Am 29. August erklärte Haris Azhar, dass die in dem Gespräch genannten Daten aus einem Bericht mit dem Titel "Political Economy Study of Military Placement in Papua: The Case of Intan Jaya" stammten. Darin wird die mutmaßliche Verwicklung mehrerer Angehöriger des Militärs in der Bergbauindustrie beschrieben.
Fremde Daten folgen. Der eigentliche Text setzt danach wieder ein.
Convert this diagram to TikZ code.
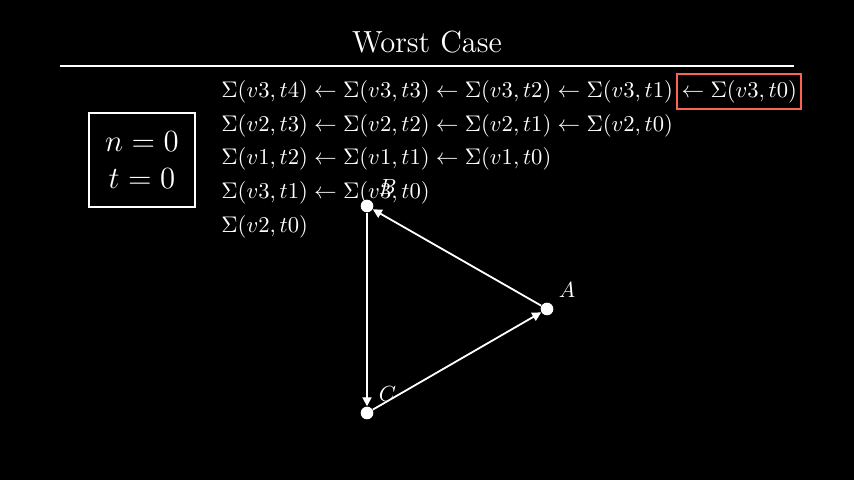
\documentclass[tikz,border=0pt]{standalone}
\usepackage{amsmath}
\usepackage{amssymb}
\usepackage{tikz}
\usetikzlibrary{arrows.meta}
\usetikzlibrary{positioning}
\usepackage{xcolor}
\definecolor{boxred}{HTML}{FC6255}

\begin{document}
\begin{tikzpicture}[x=0.017564cm, y=-0.017564cm,
  every node/.style={text=white, font=\fontsize{10.95}{13.6}\selectfont},
  row/.style={anchor=west, inner sep=0pt, scale=1.032},
  vertex/.style={circle, fill=white, inner sep=0pt, minimum size=6.3pt, label distance=0pt},
  edge/.style={draw=white, line width=0.9pt, -{Triangle[length=4.5pt, width=4.5pt]}},
]
  \fill[black] (0,0) rectangle (854,480);

  \node[font=\Large, scale=1.06] (title) at (427,42) {Worst Case};
  \draw[white, line width=1.1pt] (60,66) -- (794,66);

  \node[draw=white, line width=1pt, align=center, minimum width=1.862cm, minimum height=1.651cm,
        font=\Large] (state) at (142,160) {\scalebox{1.07}{$n=0$}\\[0.5pt]\scalebox{1.07}{$t=0$}};

  \node[row] (r1) at (221,92) {$\Sigma(v3,t4) \leftarrow \Sigma(v3,t3) \leftarrow \Sigma(v3,t2) \leftarrow \Sigma(v3,t1)$};
  \node[draw=boxred, line width=1pt, inner xsep=2pt, inner ysep=3pt, scale=1.032, right=1.5pt of r1] (cur) {$\leftarrow \Sigma(v3,t0)$};
  \node[row] (r2) at (221,126) {$\Sigma(v2,t3) \leftarrow \Sigma(v2,t2) \leftarrow \Sigma(v2,t1) \leftarrow \Sigma(v2,t0)$};
  \node[row] (r3) at (221,159) {$\Sigma(v1,t2) \leftarrow \Sigma(v1,t1) \leftarrow \Sigma(v1,t0)$};
  \node[row] (r4) at (221,193) {$\Sigma(v3,t1) \leftarrow \Sigma(v3,t0)$};
  \node[row] (r5) at (221,227) {$\Sigma(v2,t0)$};

  \node[vertex, label={45:$A$}] (A) at (547,309) {};
  \node[vertex, label={45:$B$}] (B) at (367,206) {};
  \node[vertex, label={45:$C$}] (C) at (367,413) {};

  \draw[edge] (A) -- (B);
  \draw[edge] (B) -- (C);
  \draw[edge] (C) -- (A);
\end{tikzpicture}
\end{document}
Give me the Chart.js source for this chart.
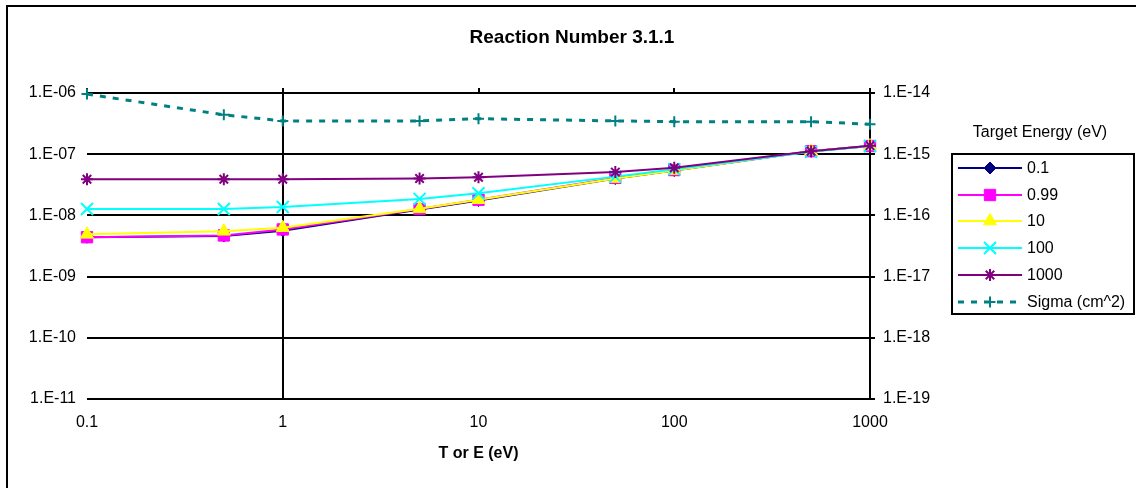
<!DOCTYPE html>
<html>
<head>
<meta charset="utf-8">
<title>Reaction Number 3.1.1</title>
<script src="https://cdn.jsdelivr.net/npm/chart.js@4.4.0/dist/chart.umd.min.js"></script>
<style>
  html, body { margin: 0; padding: 0; background: #ffffff; }
  canvas { display: block; }
</style>
</head>
<body>
<canvas id="reactionChart" width="1136" height="488"></canvas>
<script>
// x values: T or E (eV)
const energies = [0.1, 0.5, 1, 5, 10, 50, 100, 500, 1000];

// rate coefficients, one list per target energy (left axis)
const target01   = [4.4e-9, 4.6e-9, 5.6e-9, 1.25e-8, 1.75e-8, 4.0e-8, 5.4e-8, 1.12e-7, 1.36e-7];
const target099  = [4.4e-9, 4.7e-9, 5.9e-9, 1.27e-8, 1.8e-8, 4.1e-8, 5.5e-8, 1.12e-7, 1.36e-7];
const target10   = [4.9e-9, 5.5e-9, 6.3e-9, 1.28e-8, 1.8e-8, 4.0e-8, 5.4e-8, 1.12e-7, 1.36e-7];
const target100  = [1.27e-8, 1.27e-8, 1.37e-8, 1.86e-8, 2.3e-8, 4.3e-8, 5.7e-8, 1.1e-7, 1.36e-7];
const target1000 = [3.9e-8, 3.9e-8, 3.9e-8, 4.0e-8, 4.2e-8, 5.1e-8, 6.0e-8, 1.12e-7, 1.38e-7];

// cross section (right axis)
const sigma = [9.6e-15, 4.4e-15, 3.5e-15, 3.5e-15, 3.8e-15, 3.5e-15, 3.4e-15, 3.4e-15, 3.1e-15];

// tick values and labels
const xTicks = [0.1, 1, 10, 100, 1000];
const xTickLabels = ['0.1', '1', '10', '100', '1000'];
const yTicks = [1e-11, 1e-10, 1e-9, 1e-8, 1e-7, 1e-6];
const yTickLabels = ['1.E-11', '1.E-10', '1.E-09', '1.E-08', '1.E-07', '1.E-06'];
const y2Ticks = [1e-19, 1e-18, 1e-17, 1e-16, 1e-15, 1e-14];
const y2TickLabels = ['1.E-19', '1.E-18', '1.E-17', '1.E-16', '1.E-15', '1.E-14'];

const seriesNames = ['0.1', '0.99', '10', '100', '1000', 'Sigma (cm^2)'];

const FONT = '"Liberation Sans", Arial, sans-serif';
Chart.defaults.font.family = FONT;
Chart.defaults.font.size = 16;
Chart.defaults.color = '#000000';

function toPoints(values) {
  return energies.map((e, i) => ({ x: e, y: values[i] }));
}

function labelFor(ticks, labels, value) {
  const idx = ticks.findIndex(t => Math.abs(Math.log10(t) - Math.log10(value)) < 1e-6);
  return idx >= 0 ? labels[idx] : '';
}

function setTicks(ticks) {
  return function(scale) {
    scale.ticks = ticks.map(v => ({ value: v }));
  };
}

/**
 * Marker drawing for the legend (same styles as the chart points)
 */
function drawMarker(ctx, ds, x, y) {
  if (Chart.helpers && Chart.helpers.drawPoint) {
    ctx.save();
    ctx.fillStyle = ds.pointBackgroundColor;
    ctx.strokeStyle = ds.pointBorderColor;
    ctx.lineWidth = ds.pointBorderWidth;
    Chart.helpers.drawPoint(ctx, {
      pointStyle: ds.pointStyle,
      radius: ds.pointRadius,
      rotation: 0,
      borderWidth: ds.pointBorderWidth
    }, x, y);
    ctx.restore();
  }
}

// outer frame, chart title and legend
const decorPlugin = {
  id: 'decor',
  afterDraw(chart) {
    const ctx = chart.ctx;
    ctx.save();

    // chart border (only top and left visible)
    ctx.strokeStyle = '#000000';
    ctx.lineWidth = 2;
    ctx.beginPath();
    ctx.moveTo(7, 488);
    ctx.lineTo(7, 6);
    ctx.lineTo(1136, 6);
    ctx.stroke();

    // title
    ctx.fillStyle = '#000000';
    ctx.textAlign = 'center';
    ctx.textBaseline = 'middle';
    ctx.font = 'bold 19px ' + FONT;
    ctx.fillText('Reaction Number 3.1.1', 572, 38);

    // legend title
    ctx.font = '16px ' + FONT;
    ctx.fillText('Target Energy (eV)', 1040, 133);

    // legend box
    ctx.lineWidth = 2;
    ctx.strokeRect(952, 154, 182, 160);

    const rowY = [168, 195, 221, 248, 275, 302];
    chart.data.datasets.forEach((ds, i) => {
      const y = rowY[i];
      ctx.save();
      ctx.strokeStyle = ds.borderColor;
      ctx.lineWidth = ds.borderWidth;
      ctx.setLineDash(ds.borderDash || []);
      ctx.beginPath();
      ctx.moveTo(958, y);
      ctx.lineTo(1022, y);
      ctx.stroke();
      ctx.restore();
      drawMarker(ctx, ds, 990, y);
      ctx.fillStyle = '#000000';
      ctx.textAlign = 'left';
      ctx.textBaseline = 'middle';
      ctx.font = '16px ' + FONT;
      ctx.fillText(ds.label, 1027, y + 1);
    });

    ctx.restore();
  }
};

function makeSeries(label, values, color, style, radius, borderW, axis) {
  return {
    label: label,
    data: toPoints(values),
    yAxisID: axis || 'y',
    borderColor: color,
    backgroundColor: color,
    borderWidth: 2,
    pointStyle: style,
    pointRadius: radius,
    pointHoverRadius: radius,
    pointBackgroundColor: color,
    pointBorderColor: color,
    pointBorderWidth: borderW,
    tension: 0,
    fill: false,
    clip: false
  };
}

const datasets = [
  makeSeries(seriesNames[0], target01, '#000080', 'rectRot', 6, 1),
  makeSeries(seriesNames[1], target099, '#FF00FF', 'rect', 8, 1),
  makeSeries(seriesNames[2], target10, '#FFFF00', 'triangle', 7.5, 1),
  makeSeries(seriesNames[3], target100, '#00FFFF', 'crossRot', 8.5, 2),
  makeSeries(seriesNames[4], target1000, '#800080', 'star', 6, 2),
  makeSeries(seriesNames[5], sigma, '#008080', 'cross', 5.5, 2, 'y2')
];
datasets[5].borderWidth = 3;
datasets[5].borderDash = [6, 7];
// later series are painted on top, like the original
datasets.forEach((ds, i) => { ds.order = datasets.length - i; });

const ctx = document.getElementById('reactionChart');
new Chart(ctx, {
  type: 'line',
  data: { datasets: datasets },
  plugins: [decorPlugin],
  options: {
    responsive: false,
    animation: false,
    devicePixelRatio: 1,
    layout: { padding: { top: 88, left: 0, right: 0, bottom: 0 } },
    plugins: {
      legend: { display: false },
      title: { display: false },
      tooltip: { enabled: false }
    },
    scales: {
      x: {
        type: 'logarithmic',
        position: 'bottom',
        min: 0.1,
        max: 1000,
        afterBuildTicks: setTicks(xTicks),
        afterFit: function(scale) { scale.height = 89; },
        grid: {
          drawTicks: false,
          lineWidth: 2,
          color: c => (c.tick && Math.abs(c.tick.value - 1) < 1e-9) ? '#000000' : 'rgba(0,0,0,0)'
        },
        border: { display: false },
        ticks: {
          padding: 14,
          maxRotation: 0,
          autoSkip: false,
          callback: v => labelFor(xTicks, xTickLabels, v)
        },
        title: {
          display: true,
          text: 'T or E (eV)',
          font: { size: 16, weight: 'bold' },
          padding: { top: 0, bottom: 25 }
        }
      },
      xTop: {
        type: 'logarithmic',
        position: 'top',
        min: 0.1,
        max: 1000,
        afterBuildTicks: setTicks(xTicks),
        afterFit: function(scale) { scale.height = 5; },
        grid: { drawOnChartArea: false, drawTicks: true, tickLength: 5, color: '#000000', lineWidth: 2 },
        border: { display: false },
        ticks: { display: false }
      },
      y: {
        type: 'logarithmic',
        position: 'left',
        min: 1e-11,
        max: 1e-6,
        afterBuildTicks: setTicks(yTicks),
        afterFit: function(scale) { scale.width = 87; },
        grid: { drawTicks: false, color: '#000000', lineWidth: 2 },
        border: { display: false },
        ticks: {
          padding: 11,
          autoSkip: false,
          callback: v => labelFor(yTicks, yTickLabels, v)
        }
      },
      y2: {
        type: 'logarithmic',
        position: 'right',
        min: 1e-19,
        max: 1e-14,
        afterBuildTicks: setTicks(y2Ticks),
        afterFit: function(scale) { scale.width = 266; },
        grid: { drawOnChartArea: false, drawTicks: true, tickLength: 5, color: '#000000', lineWidth: 2 },
        border: { display: true, color: '#000000', width: 2 },
        ticks: {
          padding: 8,
          autoSkip: false,
          callback: v => labelFor(y2Ticks, y2TickLabels, v)
        }
      }
    }
  }
});
</script>
</body>
</html>
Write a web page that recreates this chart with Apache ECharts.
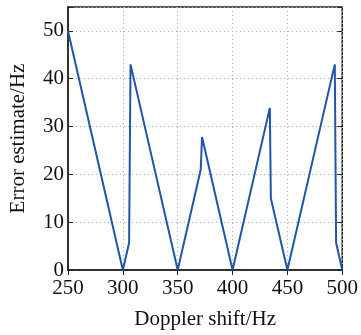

Der Bericht wurde am 12. August 2021 von mehreren zivilgesellschaftlichen Organisationen veröffentlicht, darunter Legal Aid Institute, WALHI National Executive, Pusaka Bentala Rakyat, WALHI Papua, LBH Papua, KontraS, JATAM, Greenpeace Indonesia und Trend Asia.
Am 22. September zeigte der Minister Haris Azhar und Fatia Maulidiyanti auf der Grundlage des Gesetzes über Elektronische Informationen und Transaktionen (ITE-Gesetz) bei der Polizei an. Er verlangte außerdem, dass ihm beide je 100 Milliarden Rupiah (etwa 6 Millionen Euro) als Entschädigung zahlen. Am 21. Oktober wurden Haris Azhar und Fatia Maulidiyanti von der Polizei in Jakarta zu einem Vermittlungsgespräch vorgeladen. Haris Azhar und Fatia Maulidiyanti waren an dem Datum anwesend, der Minister Pandjaitan fehlte jedoch. Deshalb wurde das Gespräch auf unbestimmte Zeit verschoben.
Amnesty International Indonesien hat von Januar bis Oktober 2021 mindestens 282 Fälle von Verfolgungen, Festnahmen, Angriffen und Einschüchterungen von Menschenrechtsverteidiger*innen durch verschiedene Akteure registriert. Bisher wurden etwa 81 Personen unter dem ITE-Gesetz angeklagt, die meisten von ihnen wegen Verleumdung.